Getting the ExtractingRequestHandler to work in Solr

5.5k views Asked by At

I am attempting to get Solr to work with Tika so I can index Word and PDF documents in my Drupal web site.

I've looked at the Wiki page and this page and they indicate adding a requestHandler in solrconfig.xml.

I did that and now Solr throws an exception:

org.apache.solr.common.SolrException: Error loading class 'org.apache.solr.handler.extraction.ExtractingRequestHandler'

I have did some searches and see that others have had this problem but see no easy fix. I'm using Solr 3.4.0 on Windows Server 2003. Any ideas about how to resolve this?

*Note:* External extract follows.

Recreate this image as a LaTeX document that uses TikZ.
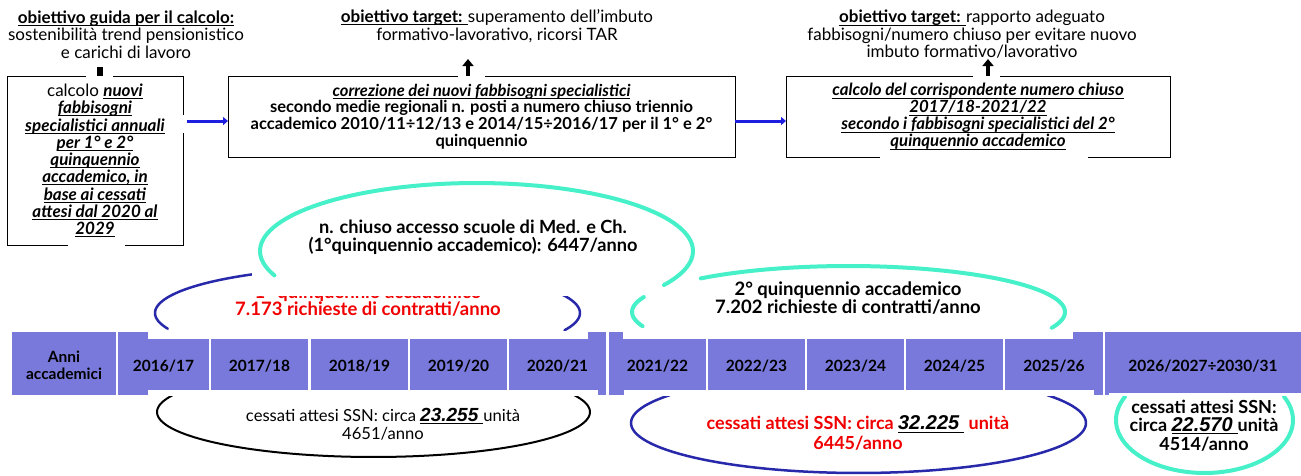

As a side note I've got Drupal using Solr for searching and that is working. But what I cannot get working is to have Solr index PDF and Word documents. I'm sure this is a common need for most web sites but I have spent days on this and I cannot believe it is this poorly documented and this hard to figure out.

1

There are 1 answers

3
Jayendra On BEST ANSWER

If you are running Solr from the example directory with the jetty setup, it should run as is without any changes.

However, for multicore setup you would need to copy the jars into the lib directory.

If you check the solrconfig in the example folders, it includes the jars for solr cell and extraction libraries.

solrconfig.xml -

Uncomment this line to include all the lib jars -

<lib dir="./lib" />

Copy the jars from these folders to your multicore lib folder. These jars for used for extraction. (Apache pdfbox, poi, fontbox etc)

<lib dir="../../dist/" regex="apache-solr-cell-\d.*\.jar" />
<lib dir="../../contrib/extraction/lib" />

When you start Solr, you should see all the jars loaded. Should get you working.